--- begin Entries shown ---

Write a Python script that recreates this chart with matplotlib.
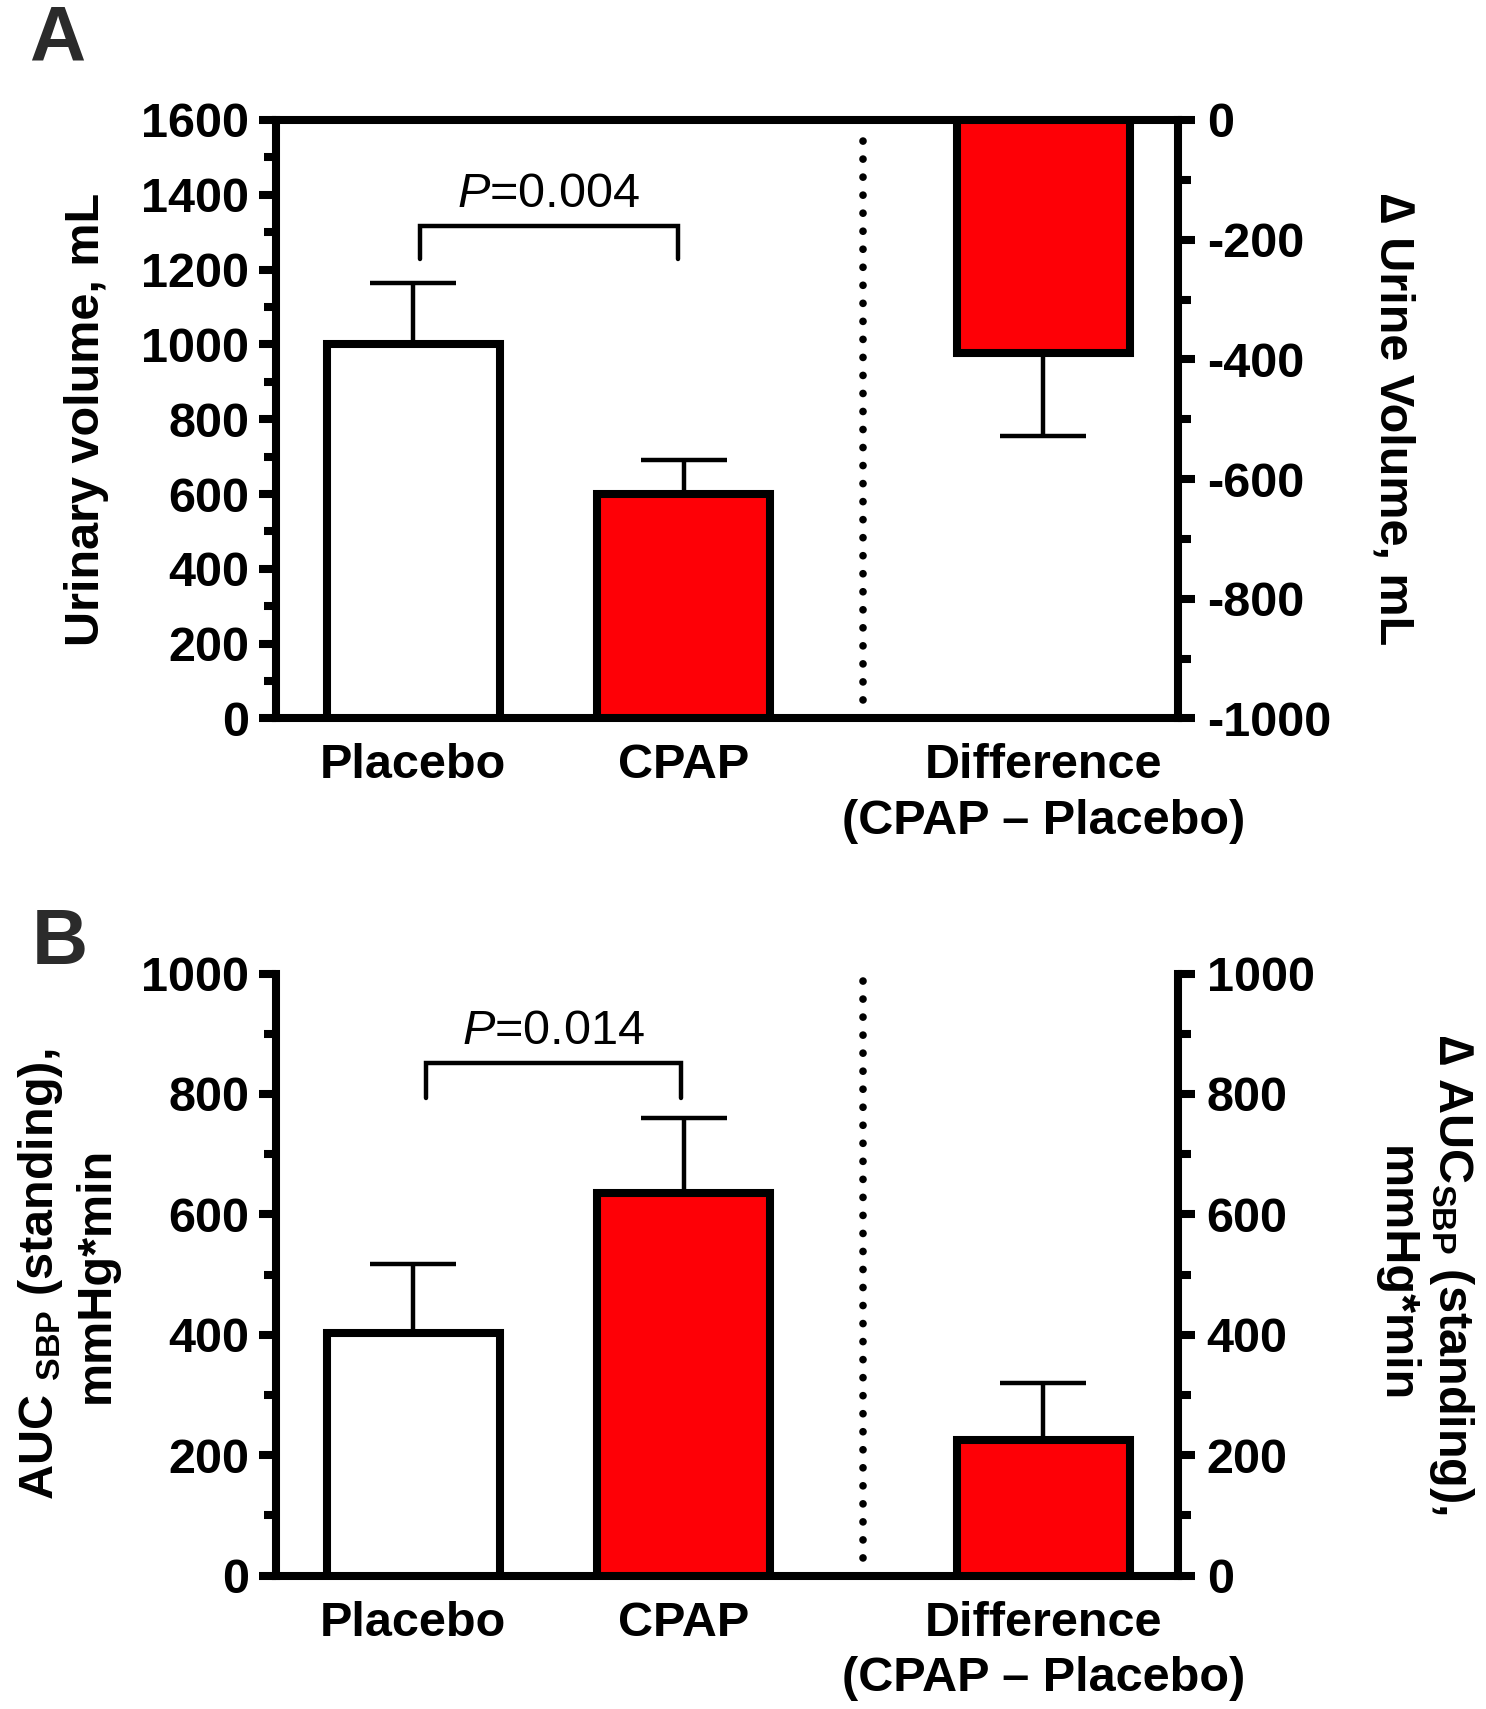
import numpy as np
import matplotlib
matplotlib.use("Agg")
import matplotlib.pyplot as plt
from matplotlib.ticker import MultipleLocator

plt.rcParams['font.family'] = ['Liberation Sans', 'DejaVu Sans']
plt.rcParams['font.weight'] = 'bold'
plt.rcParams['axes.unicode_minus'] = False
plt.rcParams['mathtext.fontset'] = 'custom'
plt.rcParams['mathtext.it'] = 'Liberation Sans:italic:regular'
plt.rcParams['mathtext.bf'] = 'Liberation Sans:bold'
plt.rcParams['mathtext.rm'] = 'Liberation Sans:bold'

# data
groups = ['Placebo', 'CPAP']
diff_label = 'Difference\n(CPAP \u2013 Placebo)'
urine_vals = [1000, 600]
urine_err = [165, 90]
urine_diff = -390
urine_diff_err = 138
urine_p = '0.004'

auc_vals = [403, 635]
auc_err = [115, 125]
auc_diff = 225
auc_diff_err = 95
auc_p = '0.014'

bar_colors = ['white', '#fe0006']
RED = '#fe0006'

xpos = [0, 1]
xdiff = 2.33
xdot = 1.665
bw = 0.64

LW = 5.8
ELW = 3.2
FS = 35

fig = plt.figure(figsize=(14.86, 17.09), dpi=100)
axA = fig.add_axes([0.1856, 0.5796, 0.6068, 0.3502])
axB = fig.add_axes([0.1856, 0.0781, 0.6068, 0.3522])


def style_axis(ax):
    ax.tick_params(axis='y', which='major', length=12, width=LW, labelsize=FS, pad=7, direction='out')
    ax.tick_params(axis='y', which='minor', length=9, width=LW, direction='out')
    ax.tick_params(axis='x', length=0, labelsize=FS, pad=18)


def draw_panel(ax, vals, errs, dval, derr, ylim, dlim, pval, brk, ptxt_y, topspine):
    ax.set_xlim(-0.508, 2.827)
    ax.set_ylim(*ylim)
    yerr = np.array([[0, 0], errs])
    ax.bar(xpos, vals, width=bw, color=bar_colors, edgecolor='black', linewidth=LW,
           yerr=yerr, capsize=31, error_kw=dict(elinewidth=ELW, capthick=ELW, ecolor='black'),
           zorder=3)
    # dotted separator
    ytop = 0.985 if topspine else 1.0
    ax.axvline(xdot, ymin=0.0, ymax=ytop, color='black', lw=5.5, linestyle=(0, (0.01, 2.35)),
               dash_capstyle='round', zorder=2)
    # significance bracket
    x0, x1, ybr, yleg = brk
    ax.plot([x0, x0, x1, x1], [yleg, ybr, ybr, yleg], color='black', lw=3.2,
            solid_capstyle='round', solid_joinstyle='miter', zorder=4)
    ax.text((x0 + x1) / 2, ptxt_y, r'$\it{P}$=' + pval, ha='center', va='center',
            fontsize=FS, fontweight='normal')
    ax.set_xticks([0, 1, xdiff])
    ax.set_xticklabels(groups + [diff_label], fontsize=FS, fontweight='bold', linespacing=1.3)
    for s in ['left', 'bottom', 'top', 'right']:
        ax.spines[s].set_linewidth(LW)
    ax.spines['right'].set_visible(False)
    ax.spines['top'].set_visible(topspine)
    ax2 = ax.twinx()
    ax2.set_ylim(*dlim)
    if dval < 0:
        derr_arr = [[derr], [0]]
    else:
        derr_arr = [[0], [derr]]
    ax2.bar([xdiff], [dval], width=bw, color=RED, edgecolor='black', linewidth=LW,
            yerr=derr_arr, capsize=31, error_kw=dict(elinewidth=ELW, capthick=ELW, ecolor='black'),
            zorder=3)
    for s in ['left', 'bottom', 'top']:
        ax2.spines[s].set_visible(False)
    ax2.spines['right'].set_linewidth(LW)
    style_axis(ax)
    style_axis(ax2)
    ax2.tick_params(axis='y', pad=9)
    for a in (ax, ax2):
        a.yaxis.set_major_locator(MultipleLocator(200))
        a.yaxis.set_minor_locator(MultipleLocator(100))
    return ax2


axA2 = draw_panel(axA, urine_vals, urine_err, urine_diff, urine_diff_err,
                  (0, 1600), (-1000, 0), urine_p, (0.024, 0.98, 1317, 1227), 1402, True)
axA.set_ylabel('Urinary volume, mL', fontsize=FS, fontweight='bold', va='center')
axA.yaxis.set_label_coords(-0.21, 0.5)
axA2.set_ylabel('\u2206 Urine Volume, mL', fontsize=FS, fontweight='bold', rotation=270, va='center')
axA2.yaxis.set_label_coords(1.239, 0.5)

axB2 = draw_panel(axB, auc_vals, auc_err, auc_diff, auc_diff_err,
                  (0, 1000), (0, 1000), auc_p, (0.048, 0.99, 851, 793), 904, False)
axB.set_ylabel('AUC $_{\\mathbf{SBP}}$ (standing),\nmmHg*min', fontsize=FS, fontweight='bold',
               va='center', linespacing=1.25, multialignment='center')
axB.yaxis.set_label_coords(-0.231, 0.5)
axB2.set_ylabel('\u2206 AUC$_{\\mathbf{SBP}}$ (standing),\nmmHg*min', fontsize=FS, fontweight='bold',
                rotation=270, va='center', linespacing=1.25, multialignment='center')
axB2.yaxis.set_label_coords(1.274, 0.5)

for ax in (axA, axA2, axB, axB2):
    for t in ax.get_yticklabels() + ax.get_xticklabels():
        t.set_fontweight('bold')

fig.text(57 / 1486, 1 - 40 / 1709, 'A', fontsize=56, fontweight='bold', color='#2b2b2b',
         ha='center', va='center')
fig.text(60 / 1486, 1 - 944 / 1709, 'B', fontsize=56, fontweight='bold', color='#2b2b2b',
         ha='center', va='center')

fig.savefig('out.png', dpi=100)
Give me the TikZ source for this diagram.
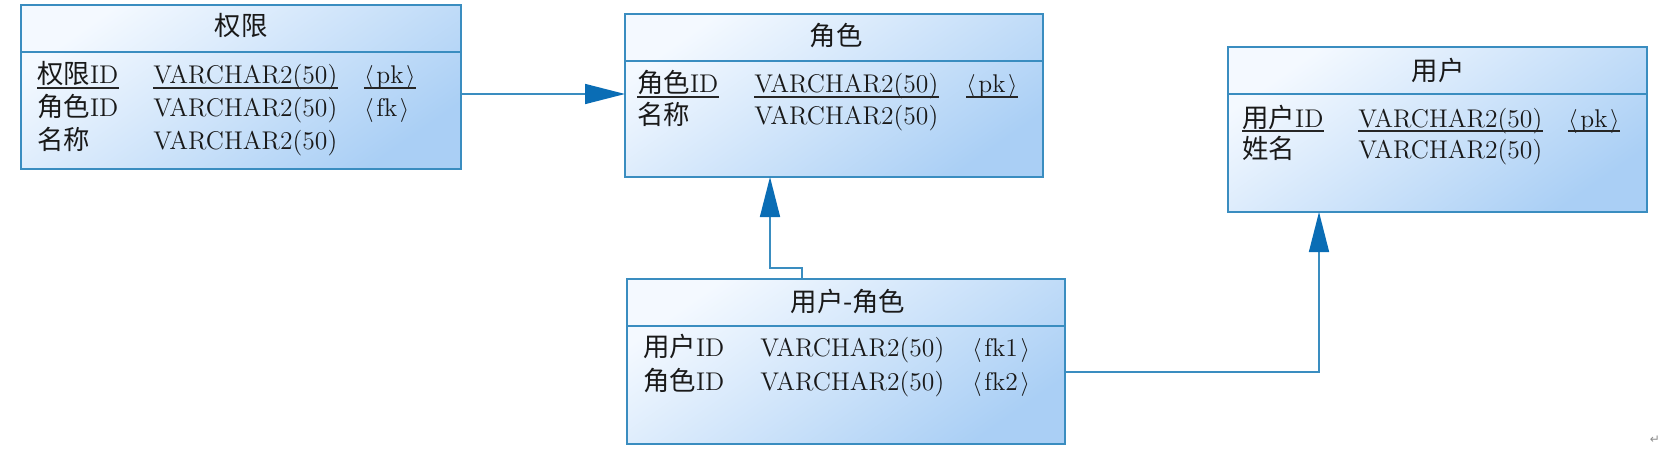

--- end Entries shown ---

Quote the material in full and exactly; do not carry over its pictures.

Write a Python script that recreates this chart with matplotlib.
import numpy as np
import matplotlib
matplotlib.use("Agg")
import matplotlib.pyplot as plt
from matplotlib.ticker import MultipleLocator

plt.rcParams['font.family'] = ['Liberation Sans', 'DejaVu Sans']
plt.rcParams['font.weight'] = 'bold'
plt.rcParams['axes.unicode_minus'] = False
plt.rcParams['mathtext.fontset'] = 'custom'
plt.rcParams['mathtext.it'] = 'Liberation Sans:italic:regular'
plt.rcParams['mathtext.bf'] = 'Liberation Sans:bold'
plt.rcParams['mathtext.rm'] = 'Liberation Sans:bold'

# data
groups = ['Placebo', 'CPAP']
diff_label = 'Difference\n(CPAP \u2013 Placebo)'
urine_vals = [1000, 600]
urine_err = [165, 90]
urine_diff = -390
urine_diff_err = 138
urine_p = '0.004'

auc_vals = [403, 635]
auc_err = [115, 125]
auc_diff = 225
auc_diff_err = 95
auc_p = '0.014'

bar_colors = ['white', '#fe0006']
RED = '#fe0006'

xpos = [0, 1]
xdiff = 2.33
xdot = 1.665
bw = 0.64

LW = 5.8
ELW = 3.2
FS = 35

fig = plt.figure(figsize=(14.86, 17.09), dpi=100)
axA = fig.add_axes([0.1856, 0.5796, 0.6068, 0.3502])
axB = fig.add_axes([0.1856, 0.0781, 0.6068, 0.3522])


def style_axis(ax):
    ax.tick_params(axis='y', which='major', length=12, width=LW, labelsize=FS, pad=7, direction='out')
    ax.tick_params(axis='y', which='minor', length=9, width=LW, direction='out')
    ax.tick_params(axis='x', length=0, labelsize=FS, pad=18)


def draw_panel(ax, vals, errs, dval, derr, ylim, dlim, pval, brk, ptxt_y, topspine):
    ax.set_xlim(-0.508, 2.827)
    ax.set_ylim(*ylim)
    yerr = np.array([[0, 0], errs])
    ax.bar(xpos, vals, width=bw, color=bar_colors, edgecolor='black', linewidth=LW,
           yerr=yerr, capsize=31, error_kw=dict(elinewidth=ELW, capthick=ELW, ecolor='black'),
           zorder=3)
    # dotted separator
    ytop = 0.985 if topspine else 1.0
    ax.axvline(xdot, ymin=0.0, ymax=ytop, color='black', lw=5.5, linestyle=(0, (0.01, 2.35)),
               dash_capstyle='round', zorder=2)
    # significance bracket
    x0, x1, ybr, yleg = brk
    ax.plot([x0, x0, x1, x1], [yleg, ybr, ybr, yleg], color='black', lw=3.2,
            solid_capstyle='round', solid_joinstyle='miter', zorder=4)
    ax.text((x0 + x1) / 2, ptxt_y, r'$\it{P}$=' + pval, ha='center', va='center',
            fontsize=FS, fontweight='normal')
    ax.set_xticks([0, 1, xdiff])
    ax.set_xticklabels(groups + [diff_label], fontsize=FS, fontweight='bold', linespacing=1.3)
    for s in ['left', 'bottom', 'top', 'right']:
        ax.spines[s].set_linewidth(LW)
    ax.spines['right'].set_visible(False)
    ax.spines['top'].set_visible(topspine)
    ax2 = ax.twinx()
    ax2.set_ylim(*dlim)
    if dval < 0:
        derr_arr = [[derr], [0]]
    else:
        derr_arr = [[0], [derr]]
    ax2.bar([xdiff], [dval], width=bw, color=RED, edgecolor='black', linewidth=LW,
            yerr=derr_arr, capsize=31, error_kw=dict(elinewidth=ELW, capthick=ELW, ecolor='black'),
            zorder=3)
    for s in ['left', 'bottom', 'top']:
        ax2.spines[s].set_visible(False)
    ax2.spines['right'].set_linewidth(LW)
    style_axis(ax)
    style_axis(ax2)
    ax2.tick_params(axis='y', pad=9)
    for a in (ax, ax2):
        a.yaxis.set_major_locator(MultipleLocator(200))
        a.yaxis.set_minor_locator(MultipleLocator(100))
    return ax2


axA2 = draw_panel(axA, urine_vals, urine_err, urine_diff, urine_diff_err,
                  (0, 1600), (-1000, 0), urine_p, (0.024, 0.98, 1317, 1227), 1402, True)
axA.set_ylabel('Urinary volume, mL', fontsize=FS, fontweight='bold', va='center')
axA.yaxis.set_label_coords(-0.21, 0.5)
axA2.set_ylabel('\u2206 Urine Volume, mL', fontsize=FS, fontweight='bold', rotation=270, va='center')
axA2.yaxis.set_label_coords(1.239, 0.5)

axB2 = draw_panel(axB, auc_vals, auc_err, auc_diff, auc_diff_err,
                  (0, 1000), (0, 1000), auc_p, (0.048, 0.99, 851, 793), 904, False)
axB.set_ylabel('AUC $_{\\mathbf{SBP}}$ (standing),\nmmHg*min', fontsize=FS, fontweight='bold',
               va='center', linespacing=1.25, multialignment='center')
axB.yaxis.set_label_coords(-0.231, 0.5)
axB2.set_ylabel('\u2206 AUC$_{\\mathbf{SBP}}$ (standing),\nmmHg*min', fontsize=FS, fontweight='bold',
                rotation=270, va='center', linespacing=1.25, multialignment='center')
axB2.yaxis.set_label_coords(1.274, 0.5)

for ax in (axA, axA2, axB, axB2):
    for t in ax.get_yticklabels() + ax.get_xticklabels():
        t.set_fontweight('bold')

fig.text(57 / 1486, 1 - 40 / 1709, 'A', fontsize=56, fontweight='bold', color='#2b2b2b',
         ha='center', va='center')
fig.text(60 / 1486, 1 - 944 / 1709, 'B', fontsize=56, fontweight='bold', color='#2b2b2b',
         ha='center', va='center')

fig.savefig('out.png', dpi=100)
Give me the TikZ source for this diagram.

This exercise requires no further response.